December 19, 2014
Match fixingWednesday, January 29, 2014
Bribery probe leaves Brazilian soccer in turmoil
Prosecutors investigate whether Portuguesa officials received money to get relegated
SAO PAULO — Brazilian prosecutors are investigating whether officials from a first-division club received money to deliberately get the team relegated and keep a more popular club in the top flight, leaving Brazilian soccer under increased scrutiny with the World Cup just months away.
The case involving Portuguesa’s relegation after a four-point penalty that was assessed after the season ended has already led to legal battles, and the latest allegations have only caused more turmoil at a time when the world of soccer steadily turns its attention to Brazil.
Portuguesa was punished for fielding a suspended player, and prosecutors now say they are looking into whether some club officials knew that the player wasn’t eligible but deliberately withheld that information from those responsible for the team selection.
“We have to know if someone made money out of this, and we have strong signs leading to this,” São Paulo public prosecutor Roberto Senise told Brazilian media, adding that eight people have already been interrogated in the case.
“It seems someone allowed the player to play despite knowing about the suspension.”
Defending champion Fluminense had originally finished in the relegation zone, but Portuguesa’s four-point deduction allowed the more traditional club to stay in the first division.
A legal dispute is still ongoing, however, which could prevent the new season from starting on time.
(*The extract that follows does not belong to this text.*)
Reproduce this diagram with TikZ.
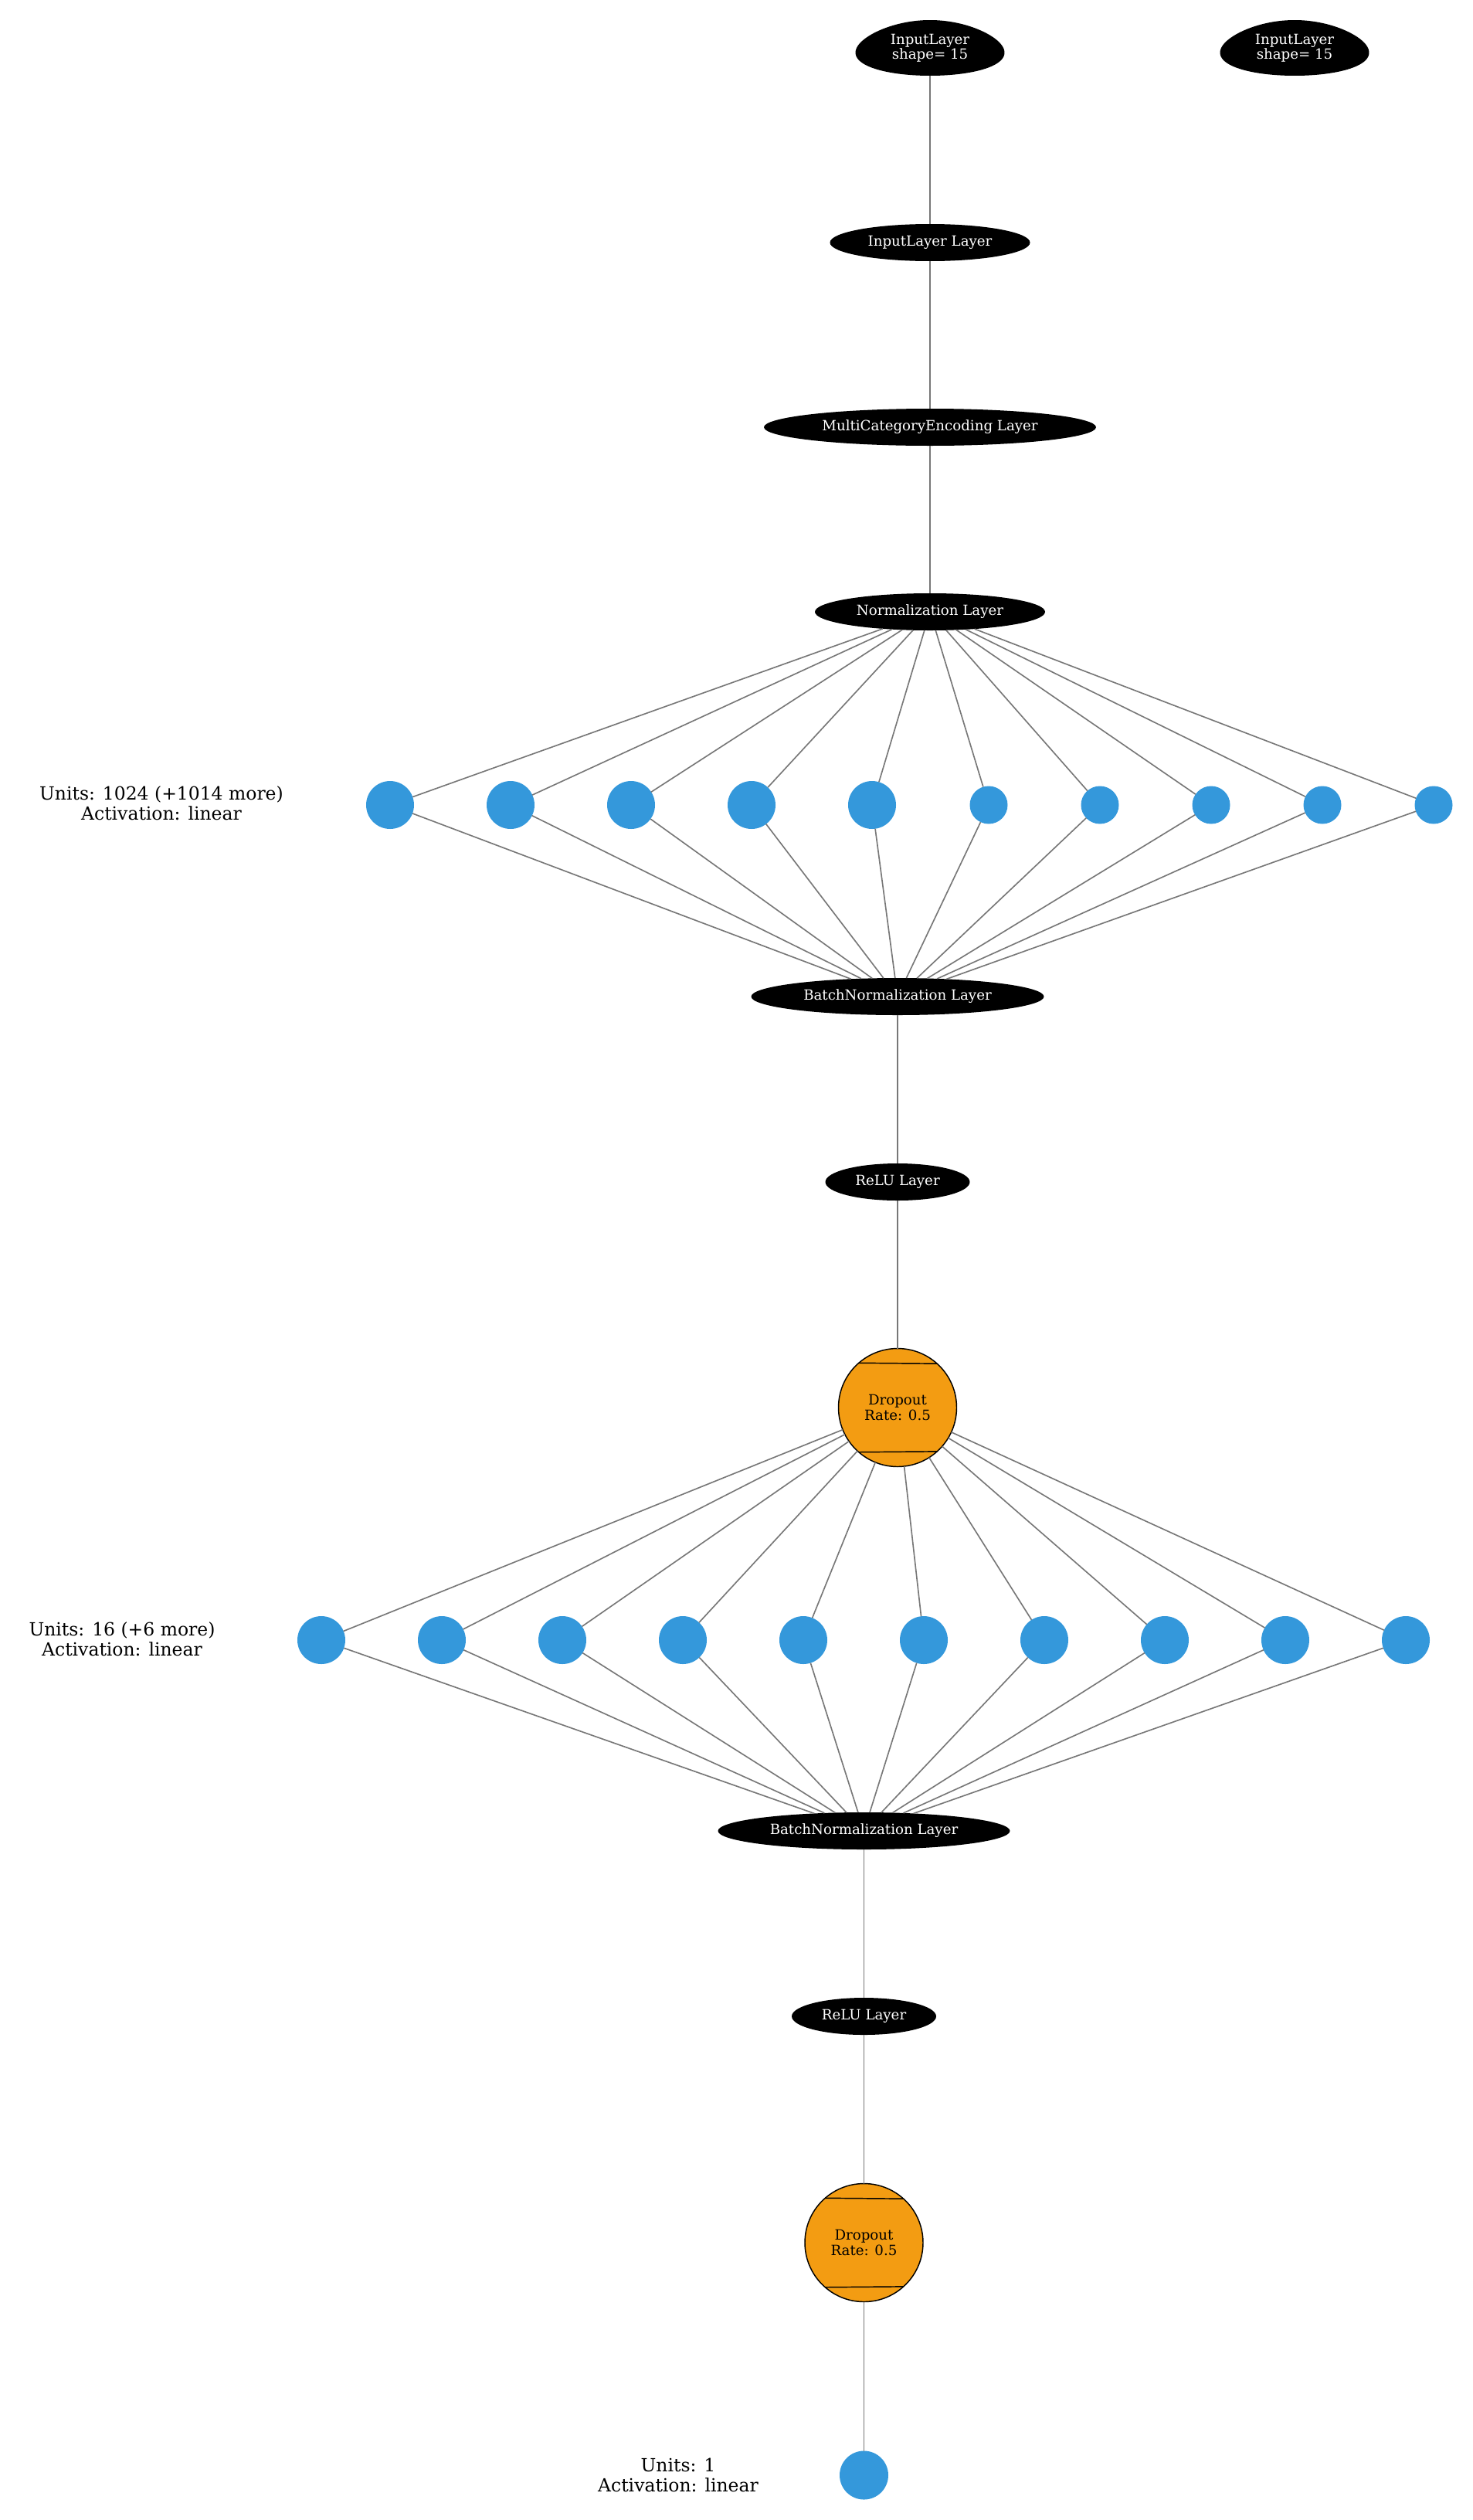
\documentclass[tikz,border=0pt]{standalone}
\usepackage{fontspec}
\setmainfont{DejaVu Serif}
\usetikzlibrary{shapes.geometric,backgrounds}
\definecolor{unitblue}{HTML}{3498DB}
\definecolor{droporange}{HTML}{F39C12}
\definecolor{edgegray}{HTML}{777777}
\begin{document}
\begin{tikzpicture}[x=0.5495pt,y=-0.5495pt,
  layerfont/.style={font=\fontsize{10}{10.6}\selectfont},
  labelfont/.style={font=\fontsize{12.9}{14.1}\selectfont},
  layer/.style={ellipse, fill=black, text=white, inner sep=0pt, outer sep=0pt,
    minimum height=48*0.5495pt, minimum width=#1*0.5495pt, layerfont},
  inputegg/.style={ellipse, text=white, inner sep=0pt, outer sep=0pt, align=center,
    minimum height=72*0.5495pt, minimum width=193*0.5495pt, layerfont},
  unit/.style={circle, fill=unitblue, draw=none, inner sep=0pt, outer sep=0pt,
    minimum size=#1*0.5495pt},
  dropout/.style={circle, fill=droporange, draw=black, line width=0.8pt, inner sep=0pt,
    outer sep=0pt, minimum size=153*0.5495pt, align=center, layerfont},
  info/.style={align=center, inner sep=0pt, labelfont},
  edge/.style={draw=edgegray, line width=0.9pt},
  chord/.style={draw=black, line width=0.8pt}
]
\useasboundingbox (0,0) rectangle (1907,3262);

% input nodes (egg shaped)
\node[inputegg] (in1) at (1204,62) {InputLayer\\shape= 15};
\node[inputegg] (in2) at (1676,62) {InputLayer\\shape= 15};
\begin{scope}[on background layer]
  \foreach \n in {in1,in2}
    \fill[black, shift={(\n)}] plot[domain=0:360, samples=144, variable=\t]
      ({96.5*cos(\t)*(1+0.18*sin(\t))/1.016}, {36*sin(\t)}) -- cycle;
\end{scope}

% preprocessing layers
\node[layer=259] (il) at (1204,314) {InputLayer Layer};
\node[layer=430] (mce) at (1204,553) {MultiCategoryEncoding Layer};
\node[layer=298] (norm) at (1204,792) {Normalization Layer};

% first dense layer
\node[info] (lab1) at (209,1040) {Units: 1024 (+1014 more)\\Activation: linear};
\foreach \i/\x in {1/505,2/661,3/817,4/973,5/1129}
  \node[unit=62] (a\i) at (\x,1042) {};
\foreach \i/\x in {6/1280,7/1424,8/1568,9/1712,10/1856}
  \node[unit=49] (a\i) at (\x,1042) {};

\node[layer=379] (bn1) at (1162,1290) {BatchNormalization Layer};
\node[layer=187] (relu1) at (1162,1530) {ReLU Layer};
\node[dropout] (drop1) at (1162,1822) {Dropout\\Rate: 0.5};

% second dense layer
\node[info] (lab2) at (158,2122) {Units: 16 (+6 more)\\Activation: linear};
\foreach \i in {1,...,10}
  \node[unit=62] (b\i) at ({416+156*(\i-1)},2123) {};

\node[layer=378] (bn2) at (1118.5,2370) {BatchNormalization Layer};
\node[layer=187] (relu2) at (1118.5,2610) {ReLU Layer};
\node[dropout] (drop2) at (1118.5,2903) {Dropout\\Rate: 0.5};

% output layer
\node[info] (lab3) at (878,3204) {Units: 1\\Activation: linear};
\node[unit=63] (out) at (1118.5,3204) {};

% dropout markers
\foreach \d in {drop1,drop2} {
  \draw[chord] (\d.48.7) -- (\d.131.3);
  \draw[chord] (\d.-48.7) -- (\d.-131.3);
}

% connectors
\draw[edge] (in1) -- (il);
\draw[edge] (il) -- (mce);
\draw[edge] (mce) -- (norm);
\foreach \i in {1,...,10} {
  \draw[edge] (norm) -- (a\i);
  \draw[edge] (a\i) -- (bn1);
}
\draw[edge] (bn1) -- (relu1);
\draw[edge] (relu1) -- (drop1);
\foreach \i in {1,...,10} {
  \draw[edge] (drop1) -- (b\i);
  \draw[edge] (b\i) -- (bn2);
}
\draw[edge] (bn2) -- (relu2);
\draw[edge] (relu2) -- (drop2);
\draw[edge] (drop2) -- (out);
\end{tikzpicture}
\end{document}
Now police could get involved as well, if the bribery allegations are confirmed.
It’s the latest ordeal to damage the image of Brazilian soccer. The country has been marked by problems in its World Cup preparations — with host city Curitiba still in danger of being dropped — and a flood of fan violence plagued domestic matches throughout 2013.
Portuguesa only used the suspended player in the final round, and the club said it had not been properly informed of the suspension by the national federation. However, prosecutors said they have evidence showing that someone at the club knew the player wasn’t eligible.
Senise said more details can’t be released because the investigation is ongoing. He did not specifically accuse Fluminense or any other club of offering money to a Portuguesa employee.
This year’s Brazilian league is scheduled to start on April 20, but the national federation has to release the match schedule in a few weeks. It says it will abide to the sports tribunal decision that relegated Portuguesa and kept Fluminense in the first division, but there are court rulings in São Paulo saying the federation must keep Portuguesa in the championship this year, with appeals pending.
Flamengo, Brazil’s most popular club, also lost four points for using a player irregularly in the final round last year, dropping it to just outside the relegation zone. The club confirmed yesterday that it is asking the Court of Arbitration for Sport to reverse the sports tribunal’s decision, afraid that it may end up in the second division depending on the outcome of the court actions related to Portuguesa.
Portuguesa last week accused the federation of offering a loan on the condition that it accepted last year’s sports tribunal decision and ceased all legal actions to remain in the first division.
Fluminense had become the first defending champion to be relegated in the Brazilian league.